Sri Lanka is edging closer to securing its next tranche of International Monetary Fund (IMF) funding, with the global lender acknowledging the country’s commitment to tough economic reforms. However, several critical IMF benchmarks remain unfulfilled, particularly in 2025, raising questions about the durability of Sri Lanka’s recovery trajectory.
Julie Kozack, Director of the IMF’s Communications Department, announced that a Staff-Level Agreement was reached on April 25 for the fourth review of Sri Lanka’s Economic Reform Programme. The deal moves Sri Lanka a step closer to receiving around $344 million in financial assistance, pending approval from the IMF Executive Board.
“The program and Sri Lanka’s ambitious reform agenda continue to deliver commendable outcomes,” Kozack said. She pointed to gains in macroeconomic stability, including low inflation, a rebound in economic growth, rising foreign reserves, and progress in debt restructuring.

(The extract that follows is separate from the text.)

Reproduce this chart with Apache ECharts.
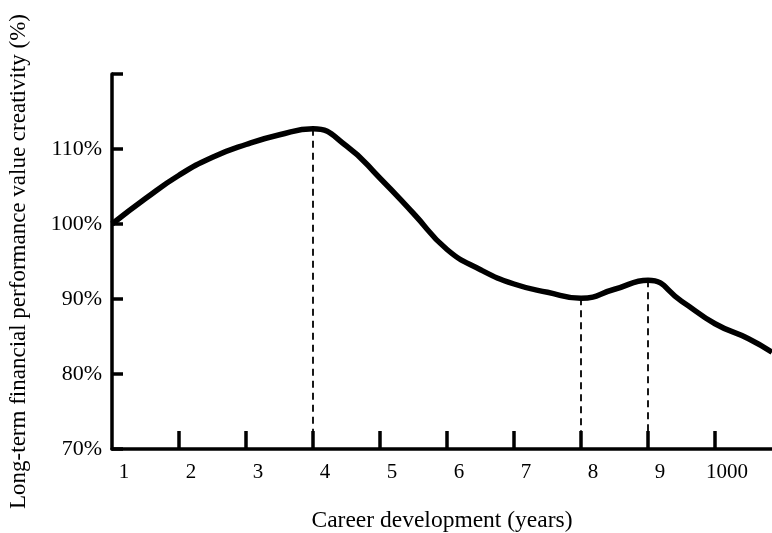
<!DOCTYPE html>
<html>
<head>
<meta charset="utf-8">
<script src="https://cdn.jsdelivr.net/npm/echarts@6/dist/echarts.min.js"></script>
<style>
    html, body { margin: 0; padding: 0; background: #fff; }
    #chart { width: 772px; height: 533px; }
</style>
</head>
<body>
<div id="chart"></div>
<script>
    // career position (tick index) and creativity (%)
    var careerX = [0, 0.5, 1, 1.5, 2, 2.5, 3, 3.5, 4, 4.5, 5, 5.5, 6, 6.5, 7, 7.5, 8, 8.5, 9, 9.5, 9.85];
    var creativity = [100, 103.4, 106.5, 108.9, 110.6, 111.9, 112.7, 110.4, 106.1, 101.4, 96.6, 93.9, 92.0, 90.9, 90.1, 91.3, 92.5, 89.7, 86.7, 84.7, 82.9];
    var xTickLabels = ['1', '2', '3', '4', '5', '6', '7', '8', '9', '1000'];
    var yTicks = [70, 80, 90, 100, 110, 120];
    var dropIdx = [6, 14, 16]; // points with dashed drop lines

    var font = '"Liberation Serif", "Times New Roman", serif';

    var chart = echarts.init(document.getElementById('chart'));
    chart.setOption({
        animation: false,
        grid: { left: 112, right: 0, top: 74, bottom: 84, containLabel: false, outerBoundsMode: 'none' },
        xAxis: {
            type: 'value',
            min: 0,
            max: 9.85,
            interval: 1,
            name: 'Career development (years)',
            nameLocation: 'middle',
            nameGap: 60,
            nameTextStyle: { color: '#000', fontFamily: font, fontSize: 23.5 },
            axisLine: { lineStyle: { color: '#000', width: 3.5 } },
            axisTick: {
                inside: true, length: 18,
                customValues: [1, 2, 3, 4, 5, 6, 7, 8, 9],
                lineStyle: { color: '#000', width: 3.5 }
            },
            axisLabel: {
                customValues: [0, 1, 2, 3, 4, 5, 6, 7, 8, 9],
                formatter: function (v) { return xTickLabels[Math.round(v)]; },
                color: '#000', fontFamily: font, fontSize: 21,
                margin: 13,
                padding: [0, 0, 0, 24]
            },
            splitLine: { show: false }
        },
        yAxis: {
            type: 'value',
            min: 70,
            max: 120,
            interval: 10,
            name: 'Long-term financial performance value creativity (%)',
            nameLocation: 'middle',
            nameGap: 82,
            nameTextStyle: { color: '#000', fontFamily: font, fontSize: 23 },
            axisLine: { show: true, lineStyle: { color: '#000', width: 3.5 } },
            axisTick: {
                show: true, inside: true, length: 11,
                customValues: yTicks,
                lineStyle: { color: '#000', width: 3.5 }
            },
            axisLabel: {
                formatter: function (v) { return v >= 120 ? '' : v + '%'; },
                color: '#000', fontFamily: font, fontSize: 22,
                margin: 10
            },
            splitLine: { show: false }
        },
        series: [{
            type: 'line',
            data: careerX.map(function (x, i) { return [x, creativity[i]]; }),
            smooth: 0.5,
            showSymbol: false,
            lineStyle: { color: '#000', width: 5.5 },
            markLine: {
                silent: true,
                symbol: 'none',
                label: { show: false },
                lineStyle: { color: '#000', type: [7, 5], width: 1.8 },
                data: dropIdx.map(function (i) {
                    return [{ coord: [careerX[i], creativity[i]] }, { coord: [careerX[i], 70] }];
                })
            }
        }]
    });
</script>
</body>
</html>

Among the most recent steps taken by Sri Lanka is a 15% increase in electricity tariffs and the publication of revised bulk supply transaction account guidelines by the Public Utilities Commission—actions that fulfill prior conditions required for the next IMF disbursement.
Yet, despite the progress, Sri Lanka has fallen short in several critical areas tied to IMF benchmarks in 2025. These include delays in fully implementing the new Public Procurement Law, gaps in asset recovery legislation, and slow progress in operationalizing recommendations outlined in the IMF’s Governance Diagnostic Report. Additionally, concerns remain over Sri Lanka’s ability to sustain tax revenue improvements and maintain fiscal discipline ahead of the 2025 presidential elections.
Governance reforms—especially related to transparency, anti-corruption, and institutional independence—are central to IMF expectations. While Sri Lanka has published an updated governance action plan, its execution remains partial and uneven.
Kozack stressed that maintaining momentum is vital. “It’s important to acknowledge this progress and ensure that reform momentum continues through the remainder of the current program,” she said. “Elevated global economic risks can impact countries like Sri Lanka, and if needed, the IMF stands ready to recalibrate policies within the existing framework.”
Sri Lanka’s road to economic recovery remains fragile. While near-term indicators show signs of improvement, meeting outstanding IMF conditions is crucial for long-term stability and regaining investor confidence. The exact date for the IMF Executive Board’s decision has not been announced, but it will hinge on the timely and full implementation of prior actions.
As the country approaches the halfway mark of its IMF program, the coming months will be decisive in determining whether Sri Lanka can maintain reform discipline—or risk setbacks in its path to economic recovery.